By that time, believes union leader Rolly Gauthier, the workforce at the Sudbury mines may be down to fewer than 1,500 bodies.

“Unfortunately,” he points out, “they haven’t been able t develop a robot that buys bread and milk, or a car.”

But Greg Baiden, manger of mines research at Inco, points to the half dozen high-tech companies that have recently opened offices in Sudbury to supply and maintain the new equipment.
“Yes, the primary production workforce is declining,” he acknowledges. “But it’s been declining since forever.”

And mining, for all its modern precautions, remains a hazard to life and lungs. Robots don’t breath. “If you believe human life is priceless, you have no justification for jeopardizing human life to prevent job loss,” Vagenas argues passionately.

Some crystal ball-gazers believe Sudbury should stop worrying.

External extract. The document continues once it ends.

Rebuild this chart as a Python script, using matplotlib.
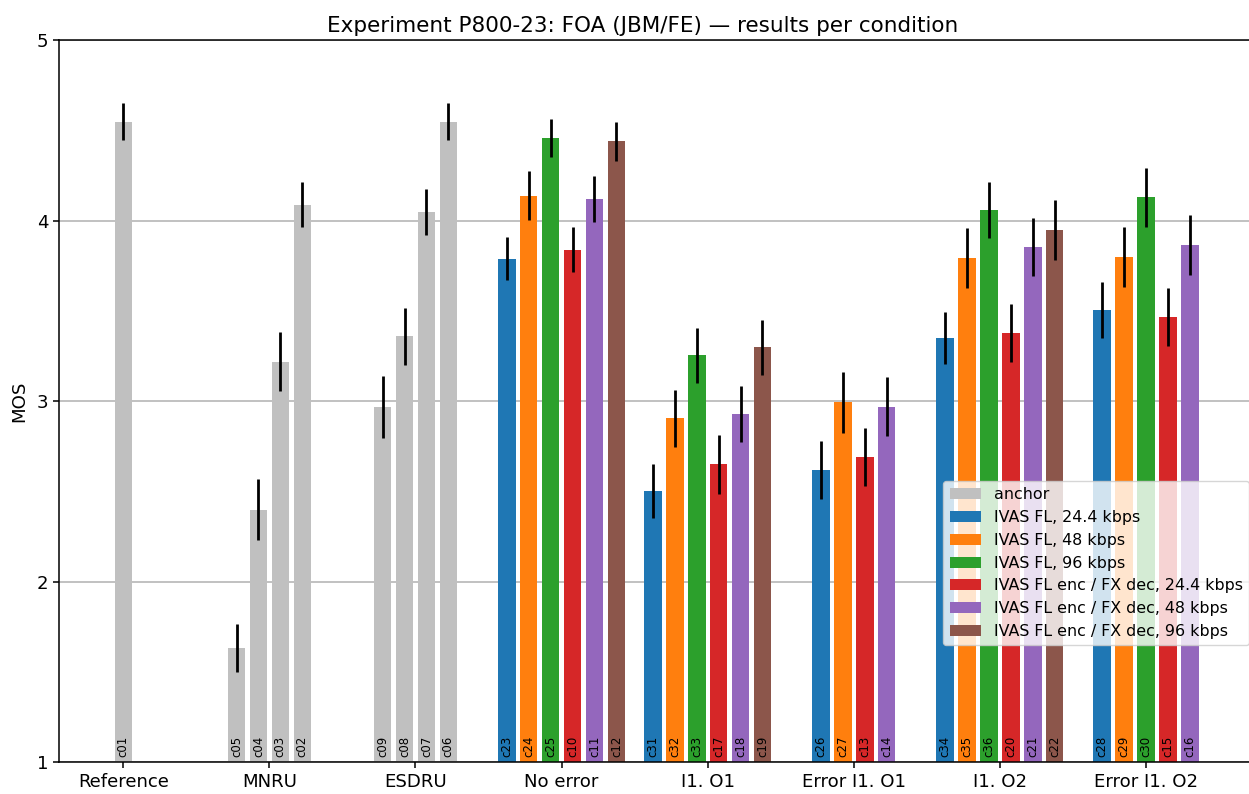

Andrew Racz, director of research at the New York investment firm of Bishop Rosen, predicts world demand will soon push nickel from its current healthy price of  $3.28 US a pound to over $4.

And he believes Sudbury’s ample reserves and mining infrastructure will help it exploit the boom.

Others are not so sure. Edward Willauer, chair of the economics department at Laurentian, has been watching the Sudbury economy and its mining industry for more than 20 years. “I don’t know what’s in store for Sudbury,” he says. “I don’t think anyon knows.”

But he is sure of this: “What’s good for Inco is good for Sudbury. And Voisey’s Bay was not food for Inco.”

A company that dominated the world market for nickel was forced to pay $4.3 billion for Voisey’s Bay for that control, he points out.

Willauer wonders how many other Voisey’s Bays there are out there, waiting to be discovered, and what Inco will do when they are.

“If you could overhear what the directors of Inco are really thinking,” he believes, “you’d discover they wish Voisey’s Bay had never been found.”